**Provided material:**
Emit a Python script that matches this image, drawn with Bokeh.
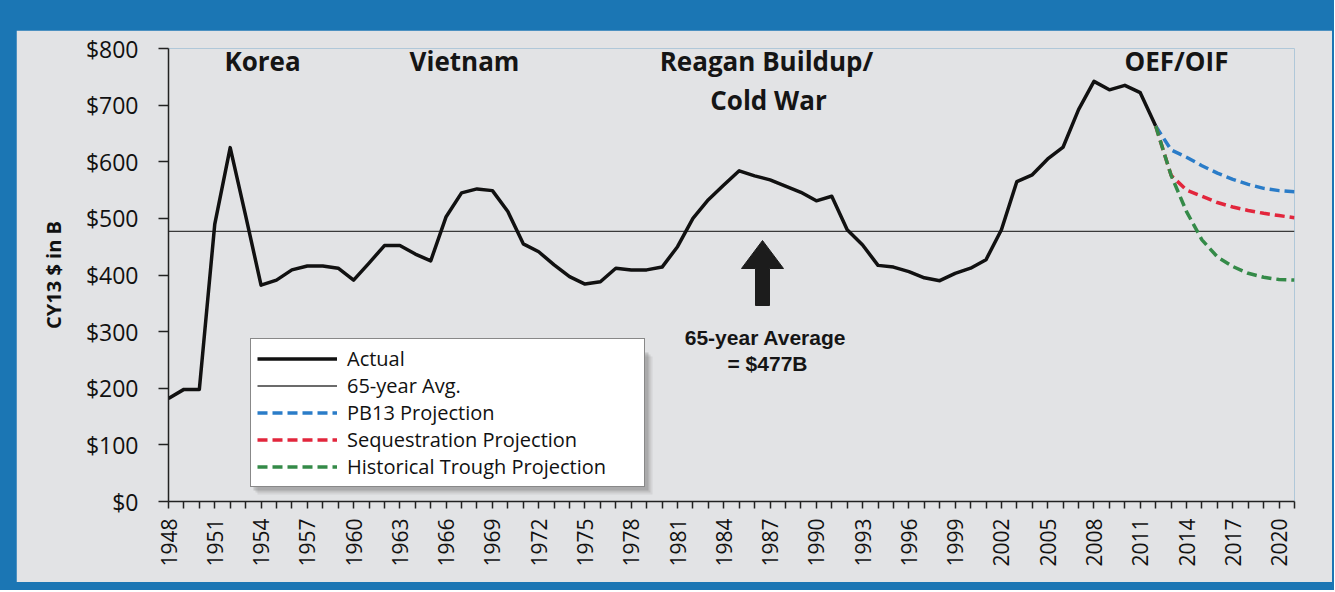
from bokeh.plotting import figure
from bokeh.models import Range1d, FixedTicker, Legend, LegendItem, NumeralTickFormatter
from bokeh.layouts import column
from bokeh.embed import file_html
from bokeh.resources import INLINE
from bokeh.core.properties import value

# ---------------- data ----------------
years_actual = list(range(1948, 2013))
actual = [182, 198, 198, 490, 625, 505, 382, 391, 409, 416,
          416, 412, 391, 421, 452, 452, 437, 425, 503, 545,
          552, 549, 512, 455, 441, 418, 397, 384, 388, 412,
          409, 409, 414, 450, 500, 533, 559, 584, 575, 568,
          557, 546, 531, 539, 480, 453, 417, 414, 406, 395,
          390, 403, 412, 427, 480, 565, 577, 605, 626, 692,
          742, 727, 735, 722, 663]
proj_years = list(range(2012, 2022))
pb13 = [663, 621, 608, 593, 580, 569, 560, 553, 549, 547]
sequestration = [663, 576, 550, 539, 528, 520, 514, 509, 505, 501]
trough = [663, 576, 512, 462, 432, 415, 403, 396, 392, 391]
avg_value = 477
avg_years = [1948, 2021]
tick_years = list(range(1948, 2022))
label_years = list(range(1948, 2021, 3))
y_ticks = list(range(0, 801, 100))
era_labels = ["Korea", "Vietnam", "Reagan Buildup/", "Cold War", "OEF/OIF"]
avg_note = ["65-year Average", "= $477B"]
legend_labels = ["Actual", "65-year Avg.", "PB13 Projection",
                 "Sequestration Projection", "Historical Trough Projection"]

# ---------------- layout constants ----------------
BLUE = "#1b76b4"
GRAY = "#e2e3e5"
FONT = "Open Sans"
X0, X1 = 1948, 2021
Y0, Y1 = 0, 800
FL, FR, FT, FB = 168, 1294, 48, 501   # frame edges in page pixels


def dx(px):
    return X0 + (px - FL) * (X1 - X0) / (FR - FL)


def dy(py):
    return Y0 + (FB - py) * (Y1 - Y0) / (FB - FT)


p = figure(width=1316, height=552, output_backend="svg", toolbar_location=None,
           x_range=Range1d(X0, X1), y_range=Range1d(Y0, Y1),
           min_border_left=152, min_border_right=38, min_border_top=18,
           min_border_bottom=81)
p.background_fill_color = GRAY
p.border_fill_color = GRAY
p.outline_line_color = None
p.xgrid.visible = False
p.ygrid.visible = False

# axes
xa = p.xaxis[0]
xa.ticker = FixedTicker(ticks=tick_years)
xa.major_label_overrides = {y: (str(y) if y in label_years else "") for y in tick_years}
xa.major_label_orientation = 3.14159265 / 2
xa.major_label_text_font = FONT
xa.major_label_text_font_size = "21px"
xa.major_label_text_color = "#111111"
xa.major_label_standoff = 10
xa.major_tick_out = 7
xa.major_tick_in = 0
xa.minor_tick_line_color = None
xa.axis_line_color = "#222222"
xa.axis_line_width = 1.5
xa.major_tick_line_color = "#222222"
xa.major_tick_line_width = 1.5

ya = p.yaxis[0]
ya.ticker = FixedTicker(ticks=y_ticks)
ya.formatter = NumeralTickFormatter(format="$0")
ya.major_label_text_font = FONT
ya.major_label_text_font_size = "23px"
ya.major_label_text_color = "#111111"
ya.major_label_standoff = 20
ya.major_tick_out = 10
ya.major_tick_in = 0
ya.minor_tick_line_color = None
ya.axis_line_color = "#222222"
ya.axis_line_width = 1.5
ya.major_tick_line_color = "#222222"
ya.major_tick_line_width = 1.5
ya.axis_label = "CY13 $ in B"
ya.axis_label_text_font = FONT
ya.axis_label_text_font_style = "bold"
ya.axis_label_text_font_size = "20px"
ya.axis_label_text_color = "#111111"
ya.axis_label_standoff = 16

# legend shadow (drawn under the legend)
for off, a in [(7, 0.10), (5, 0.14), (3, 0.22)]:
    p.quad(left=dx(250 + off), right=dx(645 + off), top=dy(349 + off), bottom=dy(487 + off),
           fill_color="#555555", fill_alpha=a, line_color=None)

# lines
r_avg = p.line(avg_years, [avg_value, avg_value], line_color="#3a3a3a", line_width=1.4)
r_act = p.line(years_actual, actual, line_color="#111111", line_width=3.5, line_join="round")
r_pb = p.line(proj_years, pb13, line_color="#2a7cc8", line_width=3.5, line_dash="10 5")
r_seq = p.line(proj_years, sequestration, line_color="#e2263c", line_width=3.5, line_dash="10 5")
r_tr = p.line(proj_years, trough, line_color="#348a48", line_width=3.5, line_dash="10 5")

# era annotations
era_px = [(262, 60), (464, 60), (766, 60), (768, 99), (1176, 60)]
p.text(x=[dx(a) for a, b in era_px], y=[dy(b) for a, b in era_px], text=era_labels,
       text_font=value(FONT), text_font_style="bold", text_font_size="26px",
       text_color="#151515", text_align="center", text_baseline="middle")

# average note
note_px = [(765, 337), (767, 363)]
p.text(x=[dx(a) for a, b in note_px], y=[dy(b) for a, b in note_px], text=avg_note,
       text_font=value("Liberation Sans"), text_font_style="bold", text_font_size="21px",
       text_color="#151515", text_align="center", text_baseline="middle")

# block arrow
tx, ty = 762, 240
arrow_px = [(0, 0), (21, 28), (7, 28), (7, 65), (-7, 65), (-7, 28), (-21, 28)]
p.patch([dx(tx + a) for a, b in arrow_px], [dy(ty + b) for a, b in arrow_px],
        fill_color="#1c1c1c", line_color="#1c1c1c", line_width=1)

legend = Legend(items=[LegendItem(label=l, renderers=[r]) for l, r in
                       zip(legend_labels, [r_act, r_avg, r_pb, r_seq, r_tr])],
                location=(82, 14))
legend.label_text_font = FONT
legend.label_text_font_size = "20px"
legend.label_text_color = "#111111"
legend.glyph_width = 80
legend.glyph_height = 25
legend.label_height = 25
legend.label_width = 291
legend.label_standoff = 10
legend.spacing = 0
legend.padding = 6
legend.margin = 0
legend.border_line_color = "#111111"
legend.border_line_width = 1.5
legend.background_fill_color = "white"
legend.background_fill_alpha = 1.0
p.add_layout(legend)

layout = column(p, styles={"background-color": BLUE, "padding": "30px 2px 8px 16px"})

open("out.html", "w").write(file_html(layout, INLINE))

**Aim of the task:**
Transcribe the whole listing exactly. Pictures stay out of your copy.

**The solution:**
Emit a Python script that matches this image, drawn with Bokeh.
from bokeh.plotting import figure
from bokeh.models import Range1d, FixedTicker, Legend, LegendItem, NumeralTickFormatter
from bokeh.layouts import column
from bokeh.embed import file_html
from bokeh.resources import INLINE
from bokeh.core.properties import value

# ---------------- data ----------------
years_actual = list(range(1948, 2013))
actual = [182, 198, 198, 490, 625, 505, 382, 391, 409, 416,
          416, 412, 391, 421, 452, 452, 437, 425, 503, 545,
          552, 549, 512, 455, 441, 418, 397, 384, 388, 412,
          409, 409, 414, 450, 500, 533, 559, 584, 575, 568,
          557, 546, 531, 539, 480, 453, 417, 414, 406, 395,
          390, 403, 412, 427, 480, 565, 577, 605, 626, 692,
          742, 727, 735, 722, 663]
proj_years = list(range(2012, 2022))
pb13 = [663, 621, 608, 593, 580, 569, 560, 553, 549, 547]
sequestration = [663, 576, 550, 539, 528, 520, 514, 509, 505, 501]
trough = [663, 576, 512, 462, 432, 415, 403, 396, 392, 391]
avg_value = 477
avg_years = [1948, 2021]
tick_years = list(range(1948, 2022))
label_years = list(range(1948, 2021, 3))
y_ticks = list(range(0, 801, 100))
era_labels = ["Korea", "Vietnam", "Reagan Buildup/", "Cold War", "OEF/OIF"]
avg_note = ["65-year Average", "= $477B"]
legend_labels = ["Actual", "65-year Avg.", "PB13 Projection",
                 "Sequestration Projection", "Historical Trough Projection"]

# ---------------- layout constants ----------------
BLUE = "#1b76b4"
GRAY = "#e2e3e5"
FONT = "Open Sans"
X0, X1 = 1948, 2021
Y0, Y1 = 0, 800
FL, FR, FT, FB = 168, 1294, 48, 501   # frame edges in page pixels


def dx(px):
    return X0 + (px - FL) * (X1 - X0) / (FR - FL)


def dy(py):
    return Y0 + (FB - py) * (Y1 - Y0) / (FB - FT)


p = figure(width=1316, height=552, output_backend="svg", toolbar_location=None,
           x_range=Range1d(X0, X1), y_range=Range1d(Y0, Y1),
           min_border_left=152, min_border_right=38, min_border_top=18,
           min_border_bottom=81)
p.background_fill_color = GRAY
p.border_fill_color = GRAY
p.outline_line_color = None
p.xgrid.visible = False
p.ygrid.visible = False

# axes
xa = p.xaxis[0]
xa.ticker = FixedTicker(ticks=tick_years)
xa.major_label_overrides = {y: (str(y) if y in label_years else "") for y in tick_years}
xa.major_label_orientation = 3.14159265 / 2
xa.major_label_text_font = FONT
xa.major_label_text_font_size = "21px"
xa.major_label_text_color = "#111111"
xa.major_label_standoff = 10
xa.major_tick_out = 7
xa.major_tick_in = 0
xa.minor_tick_line_color = None
xa.axis_line_color = "#222222"
xa.axis_line_width = 1.5
xa.major_tick_line_color = "#222222"
xa.major_tick_line_width = 1.5

ya = p.yaxis[0]
ya.ticker = FixedTicker(ticks=y_ticks)
ya.formatter = NumeralTickFormatter(format="$0")
ya.major_label_text_font = FONT
ya.major_label_text_font_size = "23px"
ya.major_label_text_color = "#111111"
ya.major_label_standoff = 20
ya.major_tick_out = 10
ya.major_tick_in = 0
ya.minor_tick_line_color = None
ya.axis_line_color = "#222222"
ya.axis_line_width = 1.5
ya.major_tick_line_color = "#222222"
ya.major_tick_line_width = 1.5
ya.axis_label = "CY13 $ in B"
ya.axis_label_text_font = FONT
ya.axis_label_text_font_style = "bold"
ya.axis_label_text_font_size = "20px"
ya.axis_label_text_color = "#111111"
ya.axis_label_standoff = 16

# legend shadow (drawn under the legend)
for off, a in [(7, 0.10), (5, 0.14), (3, 0.22)]:
    p.quad(left=dx(250 + off), right=dx(645 + off), top=dy(349 + off), bottom=dy(487 + off),
           fill_color="#555555", fill_alpha=a, line_color=None)

# lines
r_avg = p.line(avg_years, [avg_value, avg_value], line_color="#3a3a3a", line_width=1.4)
r_act = p.line(years_actual, actual, line_color="#111111", line_width=3.5, line_join="round")
r_pb = p.line(proj_years, pb13, line_color="#2a7cc8", line_width=3.5, line_dash="10 5")
r_seq = p.line(proj_years, sequestration, line_color="#e2263c", line_width=3.5, line_dash="10 5")
r_tr = p.line(proj_years, trough, line_color="#348a48", line_width=3.5, line_dash="10 5")

# era annotations
era_px = [(262, 60), (464, 60), (766, 60), (768, 99), (1176, 60)]
p.text(x=[dx(a) for a, b in era_px], y=[dy(b) for a, b in era_px], text=era_labels,
       text_font=value(FONT), text_font_style="bold", text_font_size="26px",
       text_color="#151515", text_align="center", text_baseline="middle")

# average note
note_px = [(765, 337), (767, 363)]
p.text(x=[dx(a) for a, b in note_px], y=[dy(b) for a, b in note_px], text=avg_note,
       text_font=value("Liberation Sans"), text_font_style="bold", text_font_size="21px",
       text_color="#151515", text_align="center", text_baseline="middle")

# block arrow
tx, ty = 762, 240
arrow_px = [(0, 0), (21, 28), (7, 28), (7, 65), (-7, 65), (-7, 28), (-21, 28)]
p.patch([dx(tx + a) for a, b in arrow_px], [dy(ty + b) for a, b in arrow_px],
        fill_color="#1c1c1c", line_color="#1c1c1c", line_width=1)

legend = Legend(items=[LegendItem(label=l, renderers=[r]) for l, r in
                       zip(legend_labels, [r_act, r_avg, r_pb, r_seq, r_tr])],
                location=(82, 14))
legend.label_text_font = FONT
legend.label_text_font_size = "20px"
legend.label_text_color = "#111111"
legend.glyph_width = 80
legend.glyph_height = 25
legend.label_height = 25
legend.label_width = 291
legend.label_standoff = 10
legend.spacing = 0
legend.padding = 6
legend.margin = 0
legend.border_line_color = "#111111"
legend.border_line_width = 1.5
legend.background_fill_color = "white"
legend.background_fill_alpha = 1.0
p.add_layout(legend)

layout = column(p, styles={"background-color": BLUE, "padding": "30px 2px 8px 16px"})

open("out.html", "w").write(file_html(layout, INLINE))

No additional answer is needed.